**To be done**
Leave out the pictures, then reproduce the rest of the material exactly.

----

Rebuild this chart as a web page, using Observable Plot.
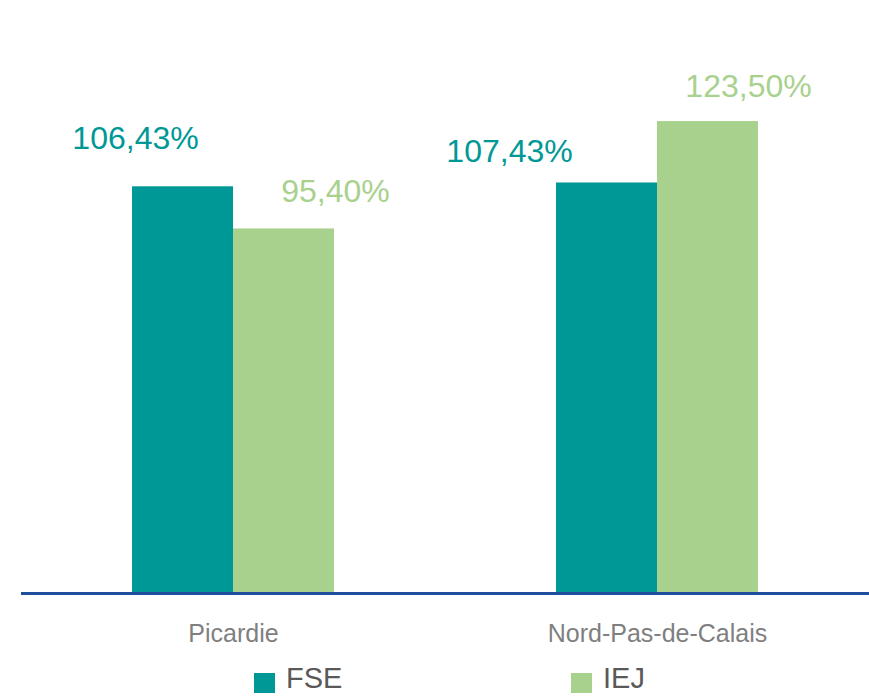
<!DOCTYPE html>
<html>
<head>
<meta charset="utf-8">
<script src="https://cdn.jsdelivr.net/npm/d3@7"></script>
<script src="https://cdn.jsdelivr.net/npm/@observablehq/plot@0.6"></script>
<style>
  html, body { margin: 0; padding: 0; background: #fff; }
  #wrap { position: relative; width: 869px; height: 697px; overflow: hidden; font-family: "Liberation Sans", Arial, sans-serif; }
  .leg { position: absolute; top: 664px; display: flex; align-items: center; color: #595959; font-size: 29px; line-height: 1; }
  .leg span.sw { display: inline-block; width: 21px; height: 20px; margin-right: 11px; margin-top: 9px; }
</style>
</head>
<body>
<div id="wrap"></div>
<script>
// ---- data ----
const regions = ["Picardie", "Nord-Pas-de-Calais"];
const seriesNames = ["FSE", "IEJ"];
const fseValues = [106.43, 107.43];
const iejValues = [95.40, 123.50];
const fseLabels = ["106,43%", "107,43%"];
const iejLabels = ["95,40%", "123,50%"];

const colors = { FSE: "#009896", IEJ: "#A9D18E" };

const rows = [];
regions.forEach((r, i) => {
  rows.push({ region: r, series: "FSE", value: fseValues[i], label: fseLabels[i] });
  rows.push({ region: r, series: "IEJ", value: iejValues[i], label: iejLabels[i] });
});

// label placement nudges (layout only), per region & series
const nudge = {
  "Picardie|FSE": { dx: -98, dy: -38 },
  "Picardie|IEJ": { dx: 102, dy: -27 },
  "Nord-Pas-de-Calais|FSE": { dx: -148, dy: -21 },
  "Nord-Pas-de-Calais|IEJ": { dx: 91, dy: -25 }
};

const labelMarks = rows.map(d => {
  const n = nudge[d.region + "|" + d.series];
  return Plot.text([d], {
    x: "region", y: "value", text: "label",
    dx: n.dx, dy: n.dy, lineAnchor: "bottom",
    fill: colors[d.series], fontSize: 32
  });
});

const chart = Plot.plot({
  width: 869,
  height: 660,
  marginLeft: 21,
  marginRight: 0,
  marginTop: 58,
  marginBottom: 67,
  style: { fontFamily: "Liberation Sans, Arial, sans-serif", background: "#fff" },
  x: {
    domain: regions,
    paddingInner: 0.5236,
    paddingOuter: 0.2618,
    tickSize: 0,
    tickPadding: 31,
    label: null,
    fontSize: 25
  },
  y: { domain: [0, 140], axis: null },
  marks: [
    Plot.barY(rows.filter(d => d.series === "FSE"), { x: "region", y: "value", fill: colors.FSE, insetRight: 101 }),
    Plot.barY(rows.filter(d => d.series === "IEJ"), { x: "region", y: "value", fill: colors.IEJ, insetLeft: 101 }),
    Plot.ruleY([0], { stroke: "#1F4E9E", strokeWidth: 3 }),
    Plot.axisX({ tickSize: 0, tickPadding: 31, fontSize: 25, fill: "#7F7F7F", label: null }),
    ...labelMarks
  ]
});

const wrap = document.getElementById("wrap");
wrap.appendChild(chart);

// legend below the chart
const legendPos = { FSE: 254, IEJ: 571 };
seriesNames.forEach(s => {
  const item = document.createElement("div");
  item.className = "leg";
  item.style.left = legendPos[s] + "px";
  const sw = document.createElement("span");
  sw.className = "sw";
  sw.style.background = colors[s];
  item.appendChild(sw);
  const t = document.createElement("span");
  t.textContent = s;
  item.appendChild(t);
  wrap.appendChild(item);
});
</script>
</body>
</html>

----

**Exercise response**
Rebuild this chart as a web page, using Observable Plot.
<!DOCTYPE html>
<html>
<head>
<meta charset="utf-8">
<script src="https://cdn.jsdelivr.net/npm/d3@7"></script>
<script src="https://cdn.jsdelivr.net/npm/@observablehq/plot@0.6"></script>
<style>
  html, body { margin: 0; padding: 0; background: #fff; }
  #wrap { position: relative; width: 869px; height: 697px; overflow: hidden; font-family: "Liberation Sans", Arial, sans-serif; }
  .leg { position: absolute; top: 664px; display: flex; align-items: center; color: #595959; font-size: 29px; line-height: 1; }
  .leg span.sw { display: inline-block; width: 21px; height: 20px; margin-right: 11px; margin-top: 9px; }
</style>
</head>
<body>
<div id="wrap"></div>
<script>
// ---- data ----
const regions = ["Picardie", "Nord-Pas-de-Calais"];
const seriesNames = ["FSE", "IEJ"];
const fseValues = [106.43, 107.43];
const iejValues = [95.40, 123.50];
const fseLabels = ["106,43%", "107,43%"];
const iejLabels = ["95,40%", "123,50%"];

const colors = { FSE: "#009896", IEJ: "#A9D18E" };

const rows = [];
regions.forEach((r, i) => {
  rows.push({ region: r, series: "FSE", value: fseValues[i], label: fseLabels[i] });
  rows.push({ region: r, series: "IEJ", value: iejValues[i], label: iejLabels[i] });
});

// label placement nudges (layout only), per region & series
const nudge = {
  "Picardie|FSE": { dx: -98, dy: -38 },
  "Picardie|IEJ": { dx: 102, dy: -27 },
  "Nord-Pas-de-Calais|FSE": { dx: -148, dy: -21 },
  "Nord-Pas-de-Calais|IEJ": { dx: 91, dy: -25 }
};

const labelMarks = rows.map(d => {
  const n = nudge[d.region + "|" + d.series];
  return Plot.text([d], {
    x: "region", y: "value", text: "label",
    dx: n.dx, dy: n.dy, lineAnchor: "bottom",
    fill: colors[d.series], fontSize: 32
  });
});

const chart = Plot.plot({
  width: 869,
  height: 660,
  marginLeft: 21,
  marginRight: 0,
  marginTop: 58,
  marginBottom: 67,
  style: { fontFamily: "Liberation Sans, Arial, sans-serif", background: "#fff" },
  x: {
    domain: regions,
    paddingInner: 0.5236,
    paddingOuter: 0.2618,
    tickSize: 0,
    tickPadding: 31,
    label: null,
    fontSize: 25
  },
  y: { domain: [0, 140], axis: null },
  marks: [
    Plot.barY(rows.filter(d => d.series === "FSE"), { x: "region", y: "value", fill: colors.FSE, insetRight: 101 }),
    Plot.barY(rows.filter(d => d.series === "IEJ"), { x: "region", y: "value", fill: colors.IEJ, insetLeft: 101 }),
    Plot.ruleY([0], { stroke: "#1F4E9E", strokeWidth: 3 }),
    Plot.axisX({ tickSize: 0, tickPadding: 31, fontSize: 25, fill: "#7F7F7F", label: null }),
    ...labelMarks
  ]
});

const wrap = document.getElementById("wrap");
wrap.appendChild(chart);

// legend below the chart
const legendPos = { FSE: 254, IEJ: 571 };
seriesNames.forEach(s => {
  const item = document.createElement("div");
  item.className = "leg";
  item.style.left = legendPos[s] + "px";
  const sw = document.createElement("span");
  sw.className = "sw";
  sw.style.background = colors[s];
  item.appendChild(sw);
  const t = document.createElement("span");
  t.textContent = s;
  item.appendChild(t);
  wrap.appendChild(item);
});
</script>
</body>
</html>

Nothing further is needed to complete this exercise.